Eventually, Vice Studios hired a security detail for the team, but the added protection was not a panacea. Around the same time, one of Fleit's documentary subjects, Shelby Rose, ceased contact with the documentary's team.
"To me, it's just like the ultimate symbol of how powerful the sorority system is, and how high the stakes are for belonging," Fleit said of Shelby's departure.
Shortly after the film's trailer release, Shelby posted a video to TikTok offering her own perspective on the documentary, telling her followers she filmed interviews with Fleit before arriving on UA's campus, but dropped out before beginning the rush process.

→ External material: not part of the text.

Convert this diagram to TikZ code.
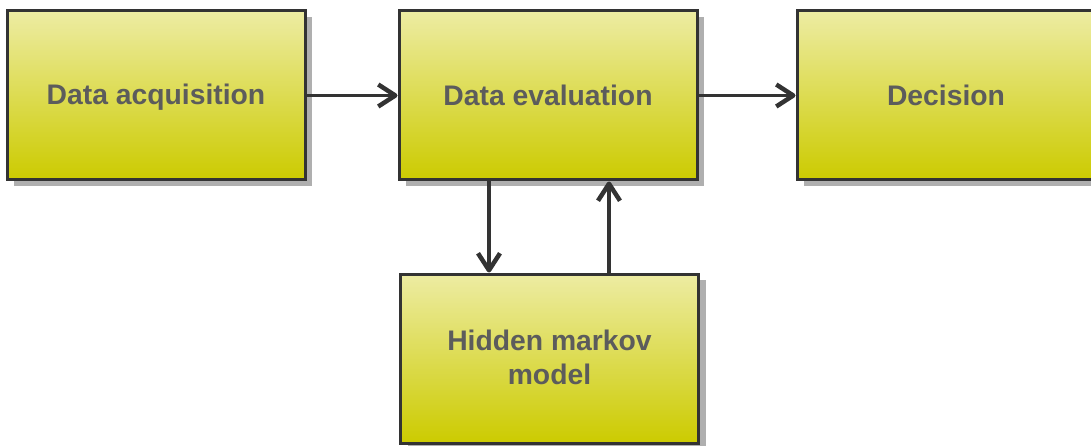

"What they were doing did not align with my morals and values and it made me very uncomfortable," Shelby said. She did not specify what the documentary was doing to make her uncomfortable, but added that she does "not agree with any of the negative things said about anything to do with the University of Alabama campus as a whole, and the UA Panhellenic Association."
Fleit said she had seen Shelby's video, but that she wishes her all the best. "I hope when she sees the film she'll see that my original intention remained intact, which was to tell the story of these young women going through the sorority system," Fleit said.
Despite the obstacles, Fleit remained steadfast in her conviction to finish the project. "I feel so proud of this movie," she said. "I'm a documentary filmmaker, committed to the truth, and I needed to tell the full story of the sorority system at the University of Alabama, which includes some things that I think maybe just need some improvement or just a closer look at."
"What I learned in the film is that every one of these young women are struggling with the way they look," Fleit said. "These young women are dealing with so many of the things I was dealing with in the 90s." The realization was, to her, simultaneously shocking and not surprising. "I was worried about them," she said.
"The good thing about the system is the sisterhood," she continued. "They take care of each other, even outside of the sisterhood. Female friends help each other and support each other, and we watched some friendships fail in the end, and some people move on, but everybody found their place no matter what it was."
The Bama Rush documentary is now available to stream on Max.